Wonderful, Jack! I’ve gotta ask you the same question I ask myself each year: whatcha gonna do with all that fruit when it starts blowing up on you?
I favor paleo in the form of tons of veggies and some meat, but that’s hard to recon that with a perennial food forest that tends toward fruit and nut trees. With a similar setup, a few years further along, I get many buckets of fruit but chickens and ducks are the only elements I find truly compatible with how I eat. Today I’ll be giving away ~80 lbs of Santa Rosa plums as we’ve already put up well over a year’s supply of preserves.
Ever read my article “What is a Paleo Diet”

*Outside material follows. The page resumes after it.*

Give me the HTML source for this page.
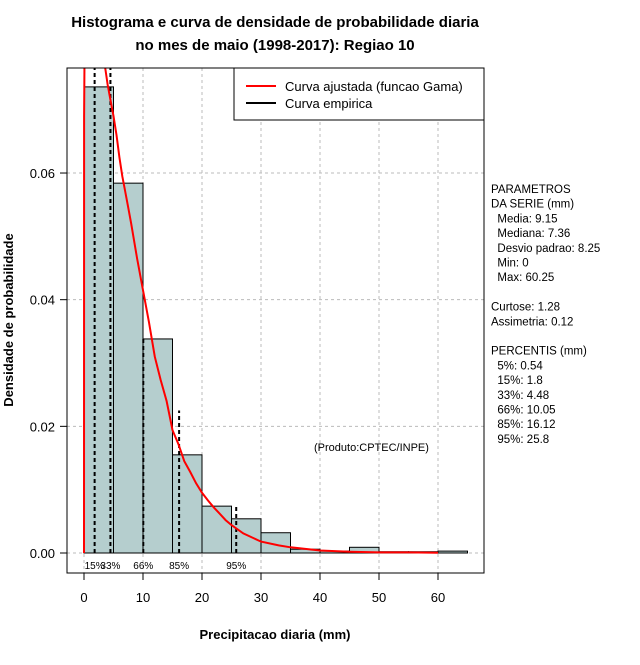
<!DOCTYPE html>
<html><head><meta charset="utf-8"><style>
body{margin:0;background:#fff;width:640px;height:660px;overflow:hidden}
svg{font-family:"Liberation Sans",sans-serif}
</style></head><body>
<svg id="c" width="640" height="660">
<text x="275" y="27" font-size="15" font-weight="bold" text-anchor="middle">Histograma e curva de densidade de probabilidade diaria</text>
<text x="275" y="50" font-size="15" font-weight="bold" text-anchor="middle">no mes de maio (1998-2017): Regiao 10</text>
<text x="275" y="639" font-size="13" font-weight="bold" text-anchor="middle">Precipitacao diaria (mm)</text>
<text transform="translate(13,320) rotate(-90)" font-size="13" font-weight="bold" text-anchor="middle">Densidade de probabilidade</text>
<g id="grid"></g><g id="bars"></g><g id="pct"></g>
<clipPath id="clip"><rect x="67" y="68" width="417" height="505"/></clipPath>
<path id="curve" clip-path="url(#clip)" fill="none" stroke="#ff0000" stroke-width="2"/>
<g id="axes"></g>
<rect x="67" y="68" width="417" height="505" fill="none" stroke="#000"/>
<g>
<rect x="234" y="68" width="250" height="52" fill="#fff" stroke="#000"/>
<line x1="246" y1="86" x2="276" y2="86" stroke="#f00" stroke-width="2"/>
<text x="285" y="91" font-size="13">Curva ajustada (funcao Gama)</text>
<line x1="246" y1="103" x2="276" y2="103" stroke="#000" stroke-width="2"/>
<text x="285" y="108" font-size="13">Curva empirica</text>
</g>
<text x="314" y="451" font-size="11">(Produto:CPTEC/INPE)</text>
<g id="params" font-size="11.5"></g>
</svg>
<script>
const binEdges=[0,5,10,15,20,25,30,35,40,45,50,55,60,65];
const densities=[0.0736,0.0584,0.0338,0.0155,0.0074,0.0054,0.0032,0.0006,0.0003,0.0009,0.0002,0.0002,0.0003];
const pctLabels=["15%","33%","66%","85%","95%"];
const pctValues=[1.8,4.48,10.05,16.12,25.8];
const pctHeights=[0.08,0.08,0.0338,0.0225,0.0075];
const curveX=[0,0.02,0.1,0.5,0.7,1,2,3,3.6,4,4.5,5,5.5,6,6.5,7,7.5,8,9,10,11,12,13,14,15,16,17,18,19,20,21,22,23,24,25,27,30,33,35,40,45,50,55,60];
const curveY=[0,0.069,0.08,0.09,0.0766,0.085,0.086,0.08,0.0766,0.074,0.0715,0.069,0.066,0.0625,0.0595,0.057,0.0545,0.052,0.0465,0.0415,0.0365,0.031,0.0273,0.024,0.0194,0.0172,0.0145,0.0128,0.011,0.0095,0.0083,0.0072,0.0062,0.0052,0.0044,0.0031,0.0018,0.0012,0.0009,0.0004,0.0002,0.0001,0.0001,0.00005];
const xTicks=[0,10,20,30,40,50,60];
const yTicks=[0,0.02,0.04,0.06];
const yTickLabels=["0.00","0.02","0.04","0.06"];
const paramLines=["PARAMETROS","DA SERIE (mm)","  Media: 9.15","  Mediana: 7.36","  Desvio padrao: 8.25","  Min: 0","  Max: 60.25","","Curtose: 1.28","Assimetria: 0.12","","PERCENTIS (mm)","  5%: 0.54","  15%: 1.8","  33%: 4.48","  66%: 10.05","  85%: 16.12","  95%: 25.8"];
const NS="http://www.w3.org/2000/svg";
const sx=v=>84+v*5.9, sy=v=>553-v*6333;
function mk(t,a,p){const e=document.createElementNS(NS,t);for(const k in a)e.setAttribute(k,a[k]);p.appendChild(e);return e;}
const grid=document.getElementById('grid'),axes=document.getElementById('axes');
xTicks.forEach((t,i)=>{
 const g=mk('line',{x1:sx(t),x2:sx(t),y1:68,y2:573,stroke:'#bbb','stroke-dasharray':'3,3'},grid);
 
 
 const tk=mk('line',{x1:sx(t),x2:sx(t),y1:573,y2:580,stroke:'#000'},axes);
 
 
 const l=mk('text',{x:sx(t),y:602,'font-size':13,'text-anchor':'middle'},axes);l.textContent=t;
 
 
});
yTicks.forEach((t,i)=>{
 const g=mk('line',{x1:67,x2:484,y1:sy(t),y2:sy(t),stroke:'#bbb','stroke-dasharray':'3,3'},grid);
 
 
 const tk=mk('line',{x1:60,x2:67,y1:sy(t),y2:sy(t),stroke:'#000'},axes);
 
 
 const l=mk('text',{x:55,y:sy(t)+5,'font-size':13,'text-anchor':'end'},axes);l.textContent=yTickLabels[i];
 
 
});
const bars=document.getElementById('bars');
densities.forEach((d,i)=>{
 const x0=sx(binEdges[i]),x1=sx(binEdges[i+1]);
 const r=mk('rect',{x:x0,y:sy(d),width:x1-x0,height:553-sy(d),fill:'#b5cece',stroke:'#000','stroke-width':1},bars);
 
 
});
const pct=document.getElementById('pct');
pctValues.forEach((v,i)=>{
 const l=mk('line',{x1:sx(v),x2:sx(v),y1:553,y2:Math.max(68,sy(pctHeights[i])),stroke:'#000','stroke-width':2,'stroke-dasharray':'4,3'},pct);
 
 
 const t=mk('text',{x:sx(v),y:569,'font-size':10,'text-anchor':'middle'},pct);t.textContent=pctLabels[i];
 
 
});
document.getElementById('curve').setAttribute('d',curveX.map((x,i)=>(i?'L':'M')+sx(x).toFixed(1)+','+sy(curveY[i]).toFixed(1)).join(''));
const pg=document.getElementById('params');
paramLines.forEach((s,i)=>{
 const t=mk('text',{x:491,y:193+i*14.7},pg);t.textContent=s.replace(/^  /,'\u00a0\u00a0');
 
 
});
</script>
</body></html>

http://brinkoffreedom.net/health-and-wellness/paleo-diet/
I personally consider fruit eaten seasonally that is gathered and eaten about a paleo as buffalo and deer. So in large part we will eat much of it. But we only eat so much fruit, so I will just cut and paste the rest of this answer from where I already answered for Brent when I posted parts 7-12
“Well lots of vinting for one thing, quite a bit of cider making. Some direct sales, Dorothy is wanting “something to do” and wants a little road side stand. She will be selling meal worms and eggs by fall. She want to start propagating plants to sell and sell produce as we exceed our ability to use it. What we can’t sell or eat or feed to stock or turn into yummy wines, meads and ciders will go to local food banks.”
Great vids. Where did you find the reusable zip ties?